International Monetary Fund. Asia and Pacific Dept
INTERNATIONAL MONETARY FUND
KEY ISSUES Outlook and risks. Following an upturn in 2013, growth is expected to moderate somewhat during 2014-2015, narrowing the positive output gap. The impact of recovering demand in advanced economies is likely to be offset by the ongoing real appreciation of the currency and the gradual tightening in global monetary conditions. Transitional costs related to the economic restructuring (see next paragraph) are also expected to dampen growth in the near term. As a very open economy, Singapore is particularly exposed to external risks related to a protracted period of slower growth in advanced and emerging economies, a continued buildup and eventual unwinding of excess capacity in China, an abrupt surge in financial market volatility as investors reassess underlying risks, and geopolitical risks. Medium- and long-term challenges. The authorities focus squarely on the implementation of their medium-term economic restructuring plan. With the aim to boost the productivity of labor and land, the plan could set the stage for a new era of sustainable growth. However, productivity improvements may take some time to materialize. For example, the slowing inflow of foreign workers, a key part of the reform agenda, could moderate potential growth and lower competitiveness in light of the tight labor market.

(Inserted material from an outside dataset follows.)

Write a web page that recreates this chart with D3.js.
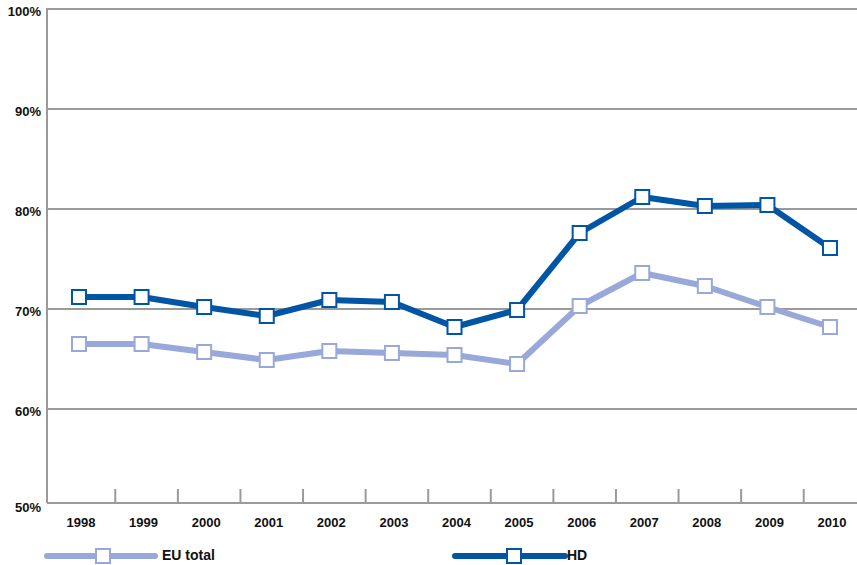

The social safety net is being strengthened in the context of a rapidly aging population. Policy assessment. Singapore continues to implement a strong set of macroeconomic and financial sector policies. The moderately tight monetary policy remains appropriate but the fiscal stance is looser than would be warranted by cyclical considerations. The 2014 budget focuses on noncyclical considerations, including support for companies' efforts to raise productivity and additional social spending on healthcare for the elderly. The authorities' plan to raise social and infrastructure spending by 1-2 percent of GDP over the medium term should help reduce the large current account surplus. Financial regulation and supervision is among the best globally and Singapore is a frontrunner in implementing global regulatory reforms. Macroprudential policies have contributed to cool the housing and car permit markets and good progress has been made in implementing key short term FSAP recommendations.